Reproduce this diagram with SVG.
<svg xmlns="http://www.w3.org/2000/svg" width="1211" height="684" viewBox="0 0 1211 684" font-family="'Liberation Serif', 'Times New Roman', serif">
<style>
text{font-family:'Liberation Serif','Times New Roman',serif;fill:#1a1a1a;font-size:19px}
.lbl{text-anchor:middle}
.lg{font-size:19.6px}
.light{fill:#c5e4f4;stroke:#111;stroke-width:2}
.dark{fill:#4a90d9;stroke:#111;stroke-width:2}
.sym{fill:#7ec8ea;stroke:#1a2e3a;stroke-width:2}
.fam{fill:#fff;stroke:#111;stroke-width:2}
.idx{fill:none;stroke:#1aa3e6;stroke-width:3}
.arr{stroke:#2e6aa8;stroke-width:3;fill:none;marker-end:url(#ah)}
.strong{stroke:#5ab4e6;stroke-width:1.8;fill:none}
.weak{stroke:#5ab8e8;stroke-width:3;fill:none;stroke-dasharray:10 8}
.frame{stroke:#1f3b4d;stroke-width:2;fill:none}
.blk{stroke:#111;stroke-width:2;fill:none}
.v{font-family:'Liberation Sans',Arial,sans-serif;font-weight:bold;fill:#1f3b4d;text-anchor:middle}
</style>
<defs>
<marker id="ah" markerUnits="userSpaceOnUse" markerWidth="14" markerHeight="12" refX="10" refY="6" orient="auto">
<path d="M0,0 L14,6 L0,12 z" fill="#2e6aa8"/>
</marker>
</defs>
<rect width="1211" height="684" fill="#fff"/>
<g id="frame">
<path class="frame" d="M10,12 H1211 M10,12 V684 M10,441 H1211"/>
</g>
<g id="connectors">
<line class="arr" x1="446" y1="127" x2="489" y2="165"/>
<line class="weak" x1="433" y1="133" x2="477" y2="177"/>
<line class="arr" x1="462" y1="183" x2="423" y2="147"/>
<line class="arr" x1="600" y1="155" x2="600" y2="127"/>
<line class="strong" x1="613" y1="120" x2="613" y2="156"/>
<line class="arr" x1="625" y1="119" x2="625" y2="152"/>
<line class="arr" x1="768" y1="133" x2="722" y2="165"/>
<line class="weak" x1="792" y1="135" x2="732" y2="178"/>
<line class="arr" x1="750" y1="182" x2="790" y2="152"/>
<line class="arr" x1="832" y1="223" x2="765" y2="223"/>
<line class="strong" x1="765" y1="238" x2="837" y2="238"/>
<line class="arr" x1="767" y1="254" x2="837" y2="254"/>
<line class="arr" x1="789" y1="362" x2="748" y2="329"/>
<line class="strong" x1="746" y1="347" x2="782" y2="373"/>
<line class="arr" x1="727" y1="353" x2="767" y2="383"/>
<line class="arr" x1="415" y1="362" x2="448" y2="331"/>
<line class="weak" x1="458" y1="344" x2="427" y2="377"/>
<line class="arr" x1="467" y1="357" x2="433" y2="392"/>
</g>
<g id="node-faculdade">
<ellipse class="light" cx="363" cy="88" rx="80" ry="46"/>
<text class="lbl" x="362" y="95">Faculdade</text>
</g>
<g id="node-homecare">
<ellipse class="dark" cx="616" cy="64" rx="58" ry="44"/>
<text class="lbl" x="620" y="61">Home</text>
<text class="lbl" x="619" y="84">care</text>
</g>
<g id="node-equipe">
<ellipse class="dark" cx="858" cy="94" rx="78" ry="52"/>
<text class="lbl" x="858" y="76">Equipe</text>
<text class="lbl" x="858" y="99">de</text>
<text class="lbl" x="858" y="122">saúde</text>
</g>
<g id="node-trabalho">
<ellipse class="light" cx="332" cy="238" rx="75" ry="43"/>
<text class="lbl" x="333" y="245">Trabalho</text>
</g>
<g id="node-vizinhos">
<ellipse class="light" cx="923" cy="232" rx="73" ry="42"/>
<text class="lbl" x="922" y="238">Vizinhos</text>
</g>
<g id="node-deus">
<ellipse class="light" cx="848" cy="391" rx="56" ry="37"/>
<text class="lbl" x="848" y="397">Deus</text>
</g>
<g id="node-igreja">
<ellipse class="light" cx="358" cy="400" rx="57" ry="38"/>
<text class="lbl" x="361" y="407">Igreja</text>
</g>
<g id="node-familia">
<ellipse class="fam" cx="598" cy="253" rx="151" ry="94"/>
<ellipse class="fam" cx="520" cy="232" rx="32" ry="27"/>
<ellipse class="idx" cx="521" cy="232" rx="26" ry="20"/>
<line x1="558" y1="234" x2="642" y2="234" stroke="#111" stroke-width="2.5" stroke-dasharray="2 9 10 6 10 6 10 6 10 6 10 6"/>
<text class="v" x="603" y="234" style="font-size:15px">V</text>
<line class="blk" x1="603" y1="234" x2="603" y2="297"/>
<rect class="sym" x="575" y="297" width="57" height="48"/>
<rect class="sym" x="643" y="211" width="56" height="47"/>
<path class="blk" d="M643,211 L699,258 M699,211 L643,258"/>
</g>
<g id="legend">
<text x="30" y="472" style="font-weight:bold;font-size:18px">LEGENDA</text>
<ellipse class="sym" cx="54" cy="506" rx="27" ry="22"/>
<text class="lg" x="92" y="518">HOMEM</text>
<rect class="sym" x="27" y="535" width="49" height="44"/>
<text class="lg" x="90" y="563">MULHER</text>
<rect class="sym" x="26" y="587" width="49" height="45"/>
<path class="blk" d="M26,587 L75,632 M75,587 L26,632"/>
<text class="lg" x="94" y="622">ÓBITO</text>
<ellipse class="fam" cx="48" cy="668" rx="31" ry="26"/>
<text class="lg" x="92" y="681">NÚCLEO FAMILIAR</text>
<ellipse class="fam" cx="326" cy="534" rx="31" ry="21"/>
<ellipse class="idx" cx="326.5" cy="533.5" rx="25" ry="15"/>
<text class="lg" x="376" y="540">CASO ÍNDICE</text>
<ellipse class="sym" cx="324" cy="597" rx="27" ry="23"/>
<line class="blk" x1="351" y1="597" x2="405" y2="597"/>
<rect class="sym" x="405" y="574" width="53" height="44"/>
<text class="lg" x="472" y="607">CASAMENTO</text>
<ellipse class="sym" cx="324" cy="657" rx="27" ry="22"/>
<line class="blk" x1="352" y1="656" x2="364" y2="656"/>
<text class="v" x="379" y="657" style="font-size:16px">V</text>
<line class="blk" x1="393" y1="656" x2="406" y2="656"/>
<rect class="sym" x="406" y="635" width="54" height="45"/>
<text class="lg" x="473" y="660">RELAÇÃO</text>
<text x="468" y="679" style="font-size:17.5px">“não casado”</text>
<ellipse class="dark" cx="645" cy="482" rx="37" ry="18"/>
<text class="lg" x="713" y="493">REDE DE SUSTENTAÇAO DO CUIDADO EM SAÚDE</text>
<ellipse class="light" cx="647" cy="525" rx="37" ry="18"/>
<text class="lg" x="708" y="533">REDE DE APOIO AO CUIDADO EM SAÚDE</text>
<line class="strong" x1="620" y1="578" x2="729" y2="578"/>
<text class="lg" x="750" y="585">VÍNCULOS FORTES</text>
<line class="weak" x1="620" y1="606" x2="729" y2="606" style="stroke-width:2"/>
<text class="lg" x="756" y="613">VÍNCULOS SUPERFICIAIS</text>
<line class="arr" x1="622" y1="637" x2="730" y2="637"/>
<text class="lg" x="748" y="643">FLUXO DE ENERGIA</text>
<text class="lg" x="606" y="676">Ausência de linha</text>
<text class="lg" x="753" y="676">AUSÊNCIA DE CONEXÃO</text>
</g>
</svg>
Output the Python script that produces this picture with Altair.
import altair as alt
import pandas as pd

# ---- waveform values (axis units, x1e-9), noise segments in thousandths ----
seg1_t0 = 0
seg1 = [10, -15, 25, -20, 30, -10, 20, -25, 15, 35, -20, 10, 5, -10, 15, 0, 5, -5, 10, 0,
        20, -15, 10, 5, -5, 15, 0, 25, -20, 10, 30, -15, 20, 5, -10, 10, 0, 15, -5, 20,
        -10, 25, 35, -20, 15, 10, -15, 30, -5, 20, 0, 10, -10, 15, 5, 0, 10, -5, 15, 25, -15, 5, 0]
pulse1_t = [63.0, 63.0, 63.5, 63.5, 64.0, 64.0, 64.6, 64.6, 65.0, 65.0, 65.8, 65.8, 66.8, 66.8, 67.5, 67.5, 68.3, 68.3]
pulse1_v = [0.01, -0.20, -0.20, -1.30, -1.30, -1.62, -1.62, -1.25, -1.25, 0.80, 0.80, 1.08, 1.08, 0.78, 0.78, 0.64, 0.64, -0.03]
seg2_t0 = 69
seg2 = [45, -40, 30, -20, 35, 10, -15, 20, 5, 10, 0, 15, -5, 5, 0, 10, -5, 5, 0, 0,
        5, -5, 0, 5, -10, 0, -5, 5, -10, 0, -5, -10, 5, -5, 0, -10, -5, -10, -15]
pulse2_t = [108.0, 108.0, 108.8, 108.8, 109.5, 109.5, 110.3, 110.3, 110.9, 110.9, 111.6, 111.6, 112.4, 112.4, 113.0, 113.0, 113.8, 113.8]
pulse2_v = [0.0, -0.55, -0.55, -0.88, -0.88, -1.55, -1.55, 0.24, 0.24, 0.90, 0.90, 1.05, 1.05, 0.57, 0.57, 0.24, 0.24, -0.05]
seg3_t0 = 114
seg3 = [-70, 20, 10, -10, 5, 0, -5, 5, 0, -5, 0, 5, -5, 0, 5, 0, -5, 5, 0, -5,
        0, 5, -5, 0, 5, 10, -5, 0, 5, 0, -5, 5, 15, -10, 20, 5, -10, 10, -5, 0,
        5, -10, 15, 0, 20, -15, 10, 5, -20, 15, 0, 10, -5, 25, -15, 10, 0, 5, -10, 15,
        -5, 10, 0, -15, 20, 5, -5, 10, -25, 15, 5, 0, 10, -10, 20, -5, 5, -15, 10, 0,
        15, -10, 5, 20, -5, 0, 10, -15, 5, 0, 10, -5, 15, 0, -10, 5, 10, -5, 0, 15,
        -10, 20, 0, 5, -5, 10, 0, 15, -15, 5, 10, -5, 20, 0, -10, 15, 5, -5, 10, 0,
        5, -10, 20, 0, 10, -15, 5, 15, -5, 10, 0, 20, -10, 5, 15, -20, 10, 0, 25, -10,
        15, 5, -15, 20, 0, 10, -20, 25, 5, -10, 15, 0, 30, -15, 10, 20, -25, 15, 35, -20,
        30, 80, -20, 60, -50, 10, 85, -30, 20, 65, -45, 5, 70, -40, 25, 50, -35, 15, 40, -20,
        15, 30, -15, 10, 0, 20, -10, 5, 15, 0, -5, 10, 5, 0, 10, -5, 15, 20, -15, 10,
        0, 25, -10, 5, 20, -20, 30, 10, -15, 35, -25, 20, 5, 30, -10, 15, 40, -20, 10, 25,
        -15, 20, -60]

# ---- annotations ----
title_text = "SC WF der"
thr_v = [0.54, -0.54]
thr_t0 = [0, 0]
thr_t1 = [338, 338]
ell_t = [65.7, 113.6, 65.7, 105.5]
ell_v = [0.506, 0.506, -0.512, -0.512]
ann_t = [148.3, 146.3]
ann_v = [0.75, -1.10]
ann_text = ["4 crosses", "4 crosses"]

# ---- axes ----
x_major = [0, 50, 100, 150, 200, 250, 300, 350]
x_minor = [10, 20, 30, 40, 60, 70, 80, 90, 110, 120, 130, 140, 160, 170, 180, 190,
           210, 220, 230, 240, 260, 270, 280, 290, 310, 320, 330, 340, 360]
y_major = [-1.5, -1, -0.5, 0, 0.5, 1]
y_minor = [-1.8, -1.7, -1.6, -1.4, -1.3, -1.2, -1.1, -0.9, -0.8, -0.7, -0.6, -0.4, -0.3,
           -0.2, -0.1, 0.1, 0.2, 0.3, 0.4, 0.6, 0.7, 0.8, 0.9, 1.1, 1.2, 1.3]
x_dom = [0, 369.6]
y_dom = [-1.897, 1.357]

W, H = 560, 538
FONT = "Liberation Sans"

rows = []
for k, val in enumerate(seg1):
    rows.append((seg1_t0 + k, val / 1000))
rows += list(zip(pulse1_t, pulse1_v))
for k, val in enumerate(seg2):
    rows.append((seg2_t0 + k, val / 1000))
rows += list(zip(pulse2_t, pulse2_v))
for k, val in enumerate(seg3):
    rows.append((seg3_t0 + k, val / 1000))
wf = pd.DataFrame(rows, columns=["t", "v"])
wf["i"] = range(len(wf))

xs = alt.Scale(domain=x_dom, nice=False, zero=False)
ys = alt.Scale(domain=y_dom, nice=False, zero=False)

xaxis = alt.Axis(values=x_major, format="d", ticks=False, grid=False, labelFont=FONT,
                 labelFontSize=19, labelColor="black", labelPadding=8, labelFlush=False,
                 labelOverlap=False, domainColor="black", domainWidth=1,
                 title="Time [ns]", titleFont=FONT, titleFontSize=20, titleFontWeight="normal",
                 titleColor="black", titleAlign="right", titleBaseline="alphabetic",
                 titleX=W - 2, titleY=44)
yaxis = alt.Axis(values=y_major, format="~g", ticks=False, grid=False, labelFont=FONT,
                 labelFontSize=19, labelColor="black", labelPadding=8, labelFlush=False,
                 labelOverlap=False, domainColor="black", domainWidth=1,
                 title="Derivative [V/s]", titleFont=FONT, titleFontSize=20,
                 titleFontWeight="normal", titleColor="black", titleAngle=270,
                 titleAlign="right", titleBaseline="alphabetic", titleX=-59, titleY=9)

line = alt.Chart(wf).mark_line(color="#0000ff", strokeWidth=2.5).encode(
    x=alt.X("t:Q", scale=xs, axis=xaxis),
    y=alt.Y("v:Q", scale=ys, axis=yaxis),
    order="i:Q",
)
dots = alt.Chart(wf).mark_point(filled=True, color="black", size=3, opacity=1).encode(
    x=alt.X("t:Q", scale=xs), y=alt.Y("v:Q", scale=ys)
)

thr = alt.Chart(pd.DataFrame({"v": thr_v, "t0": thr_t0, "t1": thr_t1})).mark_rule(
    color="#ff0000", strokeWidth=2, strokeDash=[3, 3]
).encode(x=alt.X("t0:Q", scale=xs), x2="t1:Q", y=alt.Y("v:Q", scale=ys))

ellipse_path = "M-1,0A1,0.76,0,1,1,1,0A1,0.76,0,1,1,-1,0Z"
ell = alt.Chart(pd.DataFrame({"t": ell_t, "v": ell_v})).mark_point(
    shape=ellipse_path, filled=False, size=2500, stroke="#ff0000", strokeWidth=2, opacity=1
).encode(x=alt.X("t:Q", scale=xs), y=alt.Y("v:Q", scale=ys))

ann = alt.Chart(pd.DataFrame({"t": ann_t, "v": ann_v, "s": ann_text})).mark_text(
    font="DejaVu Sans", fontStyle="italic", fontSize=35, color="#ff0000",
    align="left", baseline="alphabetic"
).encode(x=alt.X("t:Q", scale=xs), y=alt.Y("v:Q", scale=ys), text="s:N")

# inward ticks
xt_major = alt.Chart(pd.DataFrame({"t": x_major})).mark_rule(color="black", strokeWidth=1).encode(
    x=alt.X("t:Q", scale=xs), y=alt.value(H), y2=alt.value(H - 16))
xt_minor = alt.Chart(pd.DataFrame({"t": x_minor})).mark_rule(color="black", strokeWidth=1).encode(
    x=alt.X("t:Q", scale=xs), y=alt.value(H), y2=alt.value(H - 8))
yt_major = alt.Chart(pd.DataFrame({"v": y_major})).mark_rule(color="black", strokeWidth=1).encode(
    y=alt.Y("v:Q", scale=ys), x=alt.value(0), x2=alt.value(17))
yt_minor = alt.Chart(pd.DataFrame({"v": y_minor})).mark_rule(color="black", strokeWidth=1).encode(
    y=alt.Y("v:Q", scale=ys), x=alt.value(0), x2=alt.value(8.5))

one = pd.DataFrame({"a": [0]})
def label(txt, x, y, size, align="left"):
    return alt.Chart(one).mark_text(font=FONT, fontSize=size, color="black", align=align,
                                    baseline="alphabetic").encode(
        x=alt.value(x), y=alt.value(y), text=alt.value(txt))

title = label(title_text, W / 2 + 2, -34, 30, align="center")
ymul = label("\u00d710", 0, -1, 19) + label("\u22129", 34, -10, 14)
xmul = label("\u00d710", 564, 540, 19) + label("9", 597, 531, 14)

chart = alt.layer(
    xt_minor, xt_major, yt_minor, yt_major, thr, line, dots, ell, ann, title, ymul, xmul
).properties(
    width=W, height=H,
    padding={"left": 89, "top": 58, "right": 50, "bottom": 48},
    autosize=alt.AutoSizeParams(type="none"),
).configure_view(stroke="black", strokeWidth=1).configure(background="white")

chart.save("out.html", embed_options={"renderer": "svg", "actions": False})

▬▬▬▬▬▬▬▬▬▬

■ The request
Repeat exactly, and only, the lines from the one containing "Output the Python" through the one containing "import pandas as pd", both included.

■ Right answer
Output the Python script that produces this picture with Altair.
import altair as alt
import pandas as pd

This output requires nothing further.